• [DATASET CONTENT]
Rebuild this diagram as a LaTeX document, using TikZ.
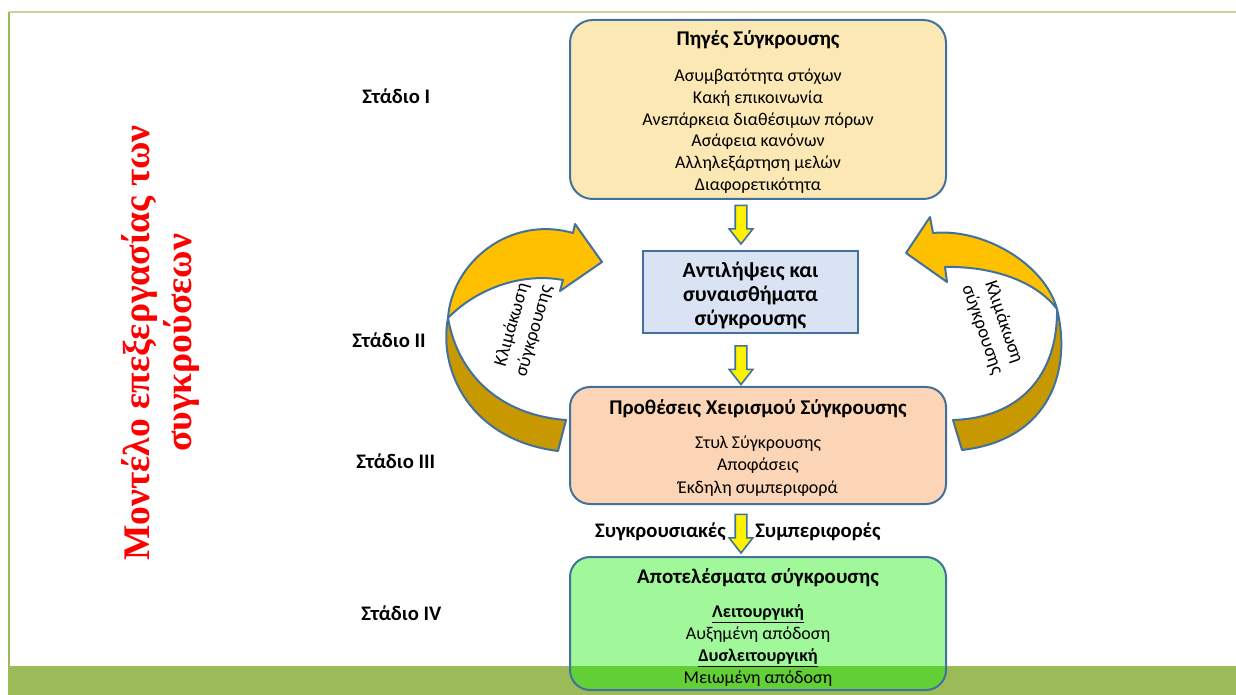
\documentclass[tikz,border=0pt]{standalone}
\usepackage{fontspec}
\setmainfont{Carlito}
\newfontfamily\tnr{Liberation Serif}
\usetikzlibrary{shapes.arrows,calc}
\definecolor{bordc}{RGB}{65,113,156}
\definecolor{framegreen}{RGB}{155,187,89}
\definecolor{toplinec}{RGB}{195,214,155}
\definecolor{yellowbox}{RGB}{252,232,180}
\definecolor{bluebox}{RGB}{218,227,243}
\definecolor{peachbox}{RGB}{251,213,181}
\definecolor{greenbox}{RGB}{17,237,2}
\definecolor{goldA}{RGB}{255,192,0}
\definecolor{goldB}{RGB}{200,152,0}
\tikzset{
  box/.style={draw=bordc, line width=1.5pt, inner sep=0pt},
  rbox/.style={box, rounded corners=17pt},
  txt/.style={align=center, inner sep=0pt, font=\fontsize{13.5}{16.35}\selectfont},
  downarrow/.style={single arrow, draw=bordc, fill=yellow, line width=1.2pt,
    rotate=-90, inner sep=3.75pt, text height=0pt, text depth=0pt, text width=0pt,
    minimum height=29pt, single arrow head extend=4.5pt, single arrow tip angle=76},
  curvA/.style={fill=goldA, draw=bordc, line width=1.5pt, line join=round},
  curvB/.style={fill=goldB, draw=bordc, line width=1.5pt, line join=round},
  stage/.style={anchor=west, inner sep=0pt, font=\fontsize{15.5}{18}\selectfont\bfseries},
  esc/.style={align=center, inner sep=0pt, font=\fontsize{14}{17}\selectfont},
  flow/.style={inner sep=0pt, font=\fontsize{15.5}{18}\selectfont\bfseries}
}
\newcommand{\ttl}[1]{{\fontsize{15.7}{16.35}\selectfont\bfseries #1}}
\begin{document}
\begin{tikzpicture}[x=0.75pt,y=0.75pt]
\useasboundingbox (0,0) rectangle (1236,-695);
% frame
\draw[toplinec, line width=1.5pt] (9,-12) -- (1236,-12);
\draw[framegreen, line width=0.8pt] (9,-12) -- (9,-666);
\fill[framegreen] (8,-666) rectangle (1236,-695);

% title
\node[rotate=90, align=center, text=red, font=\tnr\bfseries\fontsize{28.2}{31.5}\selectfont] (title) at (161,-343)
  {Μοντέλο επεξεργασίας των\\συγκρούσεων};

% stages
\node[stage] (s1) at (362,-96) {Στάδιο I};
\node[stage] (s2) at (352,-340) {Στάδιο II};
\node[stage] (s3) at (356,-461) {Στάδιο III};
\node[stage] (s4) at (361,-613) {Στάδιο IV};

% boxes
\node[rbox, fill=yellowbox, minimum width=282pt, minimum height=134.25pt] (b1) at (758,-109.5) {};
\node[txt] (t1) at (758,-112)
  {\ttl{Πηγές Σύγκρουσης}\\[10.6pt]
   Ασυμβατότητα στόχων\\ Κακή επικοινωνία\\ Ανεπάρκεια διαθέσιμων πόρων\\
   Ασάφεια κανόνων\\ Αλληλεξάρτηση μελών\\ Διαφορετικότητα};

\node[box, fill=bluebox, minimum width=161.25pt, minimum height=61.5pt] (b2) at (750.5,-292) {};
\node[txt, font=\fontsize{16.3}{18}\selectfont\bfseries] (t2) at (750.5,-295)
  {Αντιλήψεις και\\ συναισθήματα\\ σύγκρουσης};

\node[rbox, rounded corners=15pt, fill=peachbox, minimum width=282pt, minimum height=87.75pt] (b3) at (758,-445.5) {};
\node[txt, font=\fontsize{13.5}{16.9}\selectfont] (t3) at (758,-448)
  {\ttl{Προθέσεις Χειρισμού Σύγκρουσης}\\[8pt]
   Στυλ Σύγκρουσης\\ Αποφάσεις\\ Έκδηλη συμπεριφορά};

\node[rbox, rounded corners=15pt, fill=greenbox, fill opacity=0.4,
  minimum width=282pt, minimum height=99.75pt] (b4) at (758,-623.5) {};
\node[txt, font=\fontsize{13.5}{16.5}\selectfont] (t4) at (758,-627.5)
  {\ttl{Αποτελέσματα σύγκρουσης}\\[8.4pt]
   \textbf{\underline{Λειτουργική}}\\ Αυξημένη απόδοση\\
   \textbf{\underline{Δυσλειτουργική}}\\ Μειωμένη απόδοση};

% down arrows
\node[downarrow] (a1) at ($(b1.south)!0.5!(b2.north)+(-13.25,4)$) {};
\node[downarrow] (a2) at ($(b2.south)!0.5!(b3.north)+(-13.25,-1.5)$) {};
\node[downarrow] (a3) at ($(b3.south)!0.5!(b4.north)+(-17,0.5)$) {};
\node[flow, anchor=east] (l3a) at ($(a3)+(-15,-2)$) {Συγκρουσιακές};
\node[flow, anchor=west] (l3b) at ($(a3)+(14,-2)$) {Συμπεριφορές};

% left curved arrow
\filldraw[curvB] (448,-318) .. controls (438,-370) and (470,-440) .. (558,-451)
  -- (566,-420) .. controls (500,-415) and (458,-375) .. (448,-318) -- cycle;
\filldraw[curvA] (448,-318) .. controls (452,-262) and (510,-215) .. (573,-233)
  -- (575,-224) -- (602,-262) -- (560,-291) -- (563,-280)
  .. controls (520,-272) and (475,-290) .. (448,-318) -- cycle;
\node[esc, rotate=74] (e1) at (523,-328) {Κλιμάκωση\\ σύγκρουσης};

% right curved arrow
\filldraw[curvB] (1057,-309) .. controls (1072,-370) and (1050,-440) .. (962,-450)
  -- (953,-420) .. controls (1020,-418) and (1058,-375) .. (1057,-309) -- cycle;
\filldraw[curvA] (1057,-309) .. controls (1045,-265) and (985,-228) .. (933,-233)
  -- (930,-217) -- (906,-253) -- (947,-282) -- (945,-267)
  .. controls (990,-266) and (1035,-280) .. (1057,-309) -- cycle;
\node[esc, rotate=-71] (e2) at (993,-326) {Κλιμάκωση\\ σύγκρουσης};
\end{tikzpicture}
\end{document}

---

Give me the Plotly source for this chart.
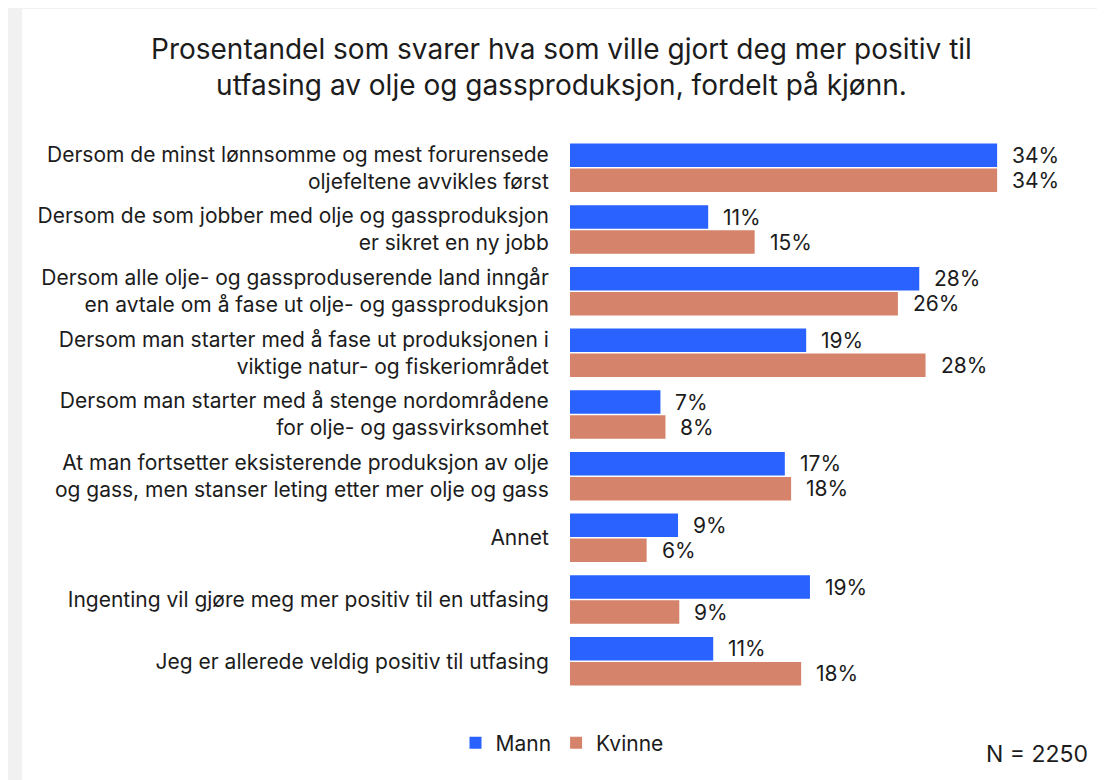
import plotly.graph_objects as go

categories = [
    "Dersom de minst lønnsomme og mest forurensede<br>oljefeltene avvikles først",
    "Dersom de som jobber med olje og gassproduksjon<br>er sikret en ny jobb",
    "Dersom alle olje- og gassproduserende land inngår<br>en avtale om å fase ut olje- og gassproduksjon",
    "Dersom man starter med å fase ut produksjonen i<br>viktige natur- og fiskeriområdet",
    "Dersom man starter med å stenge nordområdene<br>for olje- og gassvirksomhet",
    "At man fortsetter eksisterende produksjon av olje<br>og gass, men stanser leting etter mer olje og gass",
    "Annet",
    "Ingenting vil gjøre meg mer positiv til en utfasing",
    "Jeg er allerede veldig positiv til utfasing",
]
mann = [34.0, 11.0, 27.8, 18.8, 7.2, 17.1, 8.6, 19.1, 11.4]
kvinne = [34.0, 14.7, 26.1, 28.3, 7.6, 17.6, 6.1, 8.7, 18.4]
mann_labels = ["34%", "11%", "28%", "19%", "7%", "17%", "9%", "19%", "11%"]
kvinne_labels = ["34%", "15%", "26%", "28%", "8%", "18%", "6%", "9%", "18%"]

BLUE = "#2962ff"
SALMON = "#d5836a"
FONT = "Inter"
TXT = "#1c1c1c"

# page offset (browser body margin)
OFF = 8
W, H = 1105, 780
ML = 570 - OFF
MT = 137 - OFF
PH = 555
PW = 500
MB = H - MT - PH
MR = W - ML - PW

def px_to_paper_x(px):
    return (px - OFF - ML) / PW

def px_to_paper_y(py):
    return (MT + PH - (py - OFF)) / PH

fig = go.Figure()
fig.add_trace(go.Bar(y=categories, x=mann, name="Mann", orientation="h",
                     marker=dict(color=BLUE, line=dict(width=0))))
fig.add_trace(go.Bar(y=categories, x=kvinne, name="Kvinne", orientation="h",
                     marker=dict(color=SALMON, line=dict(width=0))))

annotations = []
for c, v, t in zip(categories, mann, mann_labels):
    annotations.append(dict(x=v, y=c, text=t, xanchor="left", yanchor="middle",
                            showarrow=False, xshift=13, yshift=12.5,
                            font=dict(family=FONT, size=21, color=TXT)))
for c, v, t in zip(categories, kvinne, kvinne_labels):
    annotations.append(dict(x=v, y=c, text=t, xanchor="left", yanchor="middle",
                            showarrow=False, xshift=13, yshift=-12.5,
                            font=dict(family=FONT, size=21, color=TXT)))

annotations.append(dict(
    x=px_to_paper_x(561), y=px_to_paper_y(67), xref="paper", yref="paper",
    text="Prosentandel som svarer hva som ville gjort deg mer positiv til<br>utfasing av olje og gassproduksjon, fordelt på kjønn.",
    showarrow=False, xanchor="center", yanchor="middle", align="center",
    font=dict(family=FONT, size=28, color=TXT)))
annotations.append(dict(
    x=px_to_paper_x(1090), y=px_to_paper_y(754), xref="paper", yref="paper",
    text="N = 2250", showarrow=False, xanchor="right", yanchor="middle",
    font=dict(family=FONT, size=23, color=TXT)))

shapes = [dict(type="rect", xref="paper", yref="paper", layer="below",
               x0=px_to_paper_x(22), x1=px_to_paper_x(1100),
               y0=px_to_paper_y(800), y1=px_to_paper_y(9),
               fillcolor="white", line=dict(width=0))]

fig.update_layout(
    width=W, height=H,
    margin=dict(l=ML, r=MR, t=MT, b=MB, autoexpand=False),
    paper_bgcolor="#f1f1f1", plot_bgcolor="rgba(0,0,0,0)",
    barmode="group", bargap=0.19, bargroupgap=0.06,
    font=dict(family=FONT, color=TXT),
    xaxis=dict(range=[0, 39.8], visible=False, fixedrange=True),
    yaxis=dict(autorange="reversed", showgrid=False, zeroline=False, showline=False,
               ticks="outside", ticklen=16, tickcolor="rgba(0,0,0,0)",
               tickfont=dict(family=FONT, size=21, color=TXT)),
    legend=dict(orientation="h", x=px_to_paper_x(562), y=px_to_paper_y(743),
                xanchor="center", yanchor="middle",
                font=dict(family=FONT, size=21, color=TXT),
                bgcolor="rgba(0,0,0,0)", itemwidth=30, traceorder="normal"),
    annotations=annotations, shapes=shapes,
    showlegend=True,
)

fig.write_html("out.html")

==

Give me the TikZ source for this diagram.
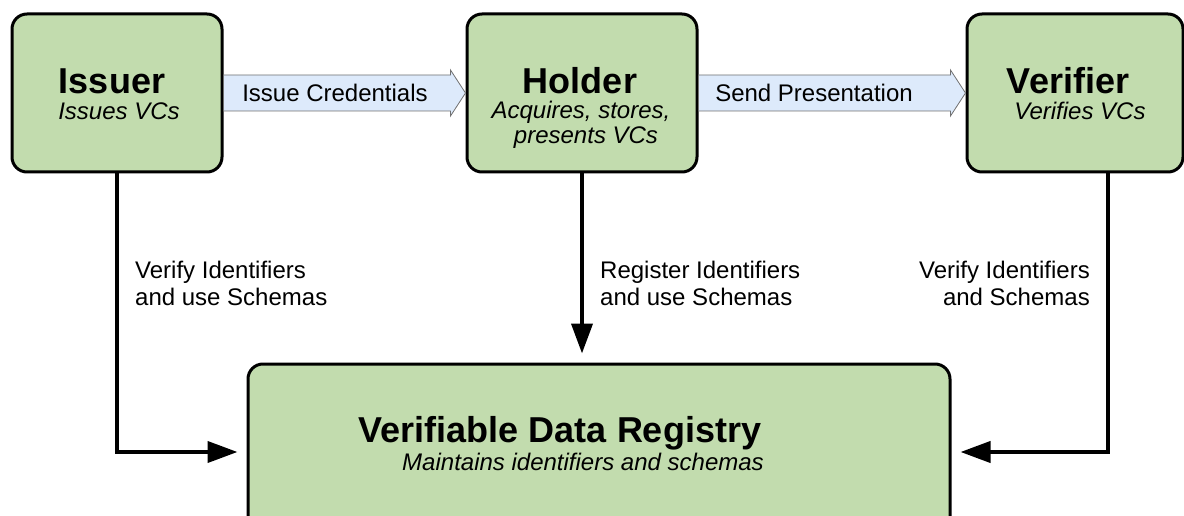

• [GIVEN PROBLEM]
Copy only the lines above from the one containing "Give me the Plotly source for this chart." through the one containing "import plotly.graph_objects as go", both included. Leave out the pictures.

• [RESPONSE TO THE TASK]
Give me the Plotly source for this chart.
import plotly.graph_objects as go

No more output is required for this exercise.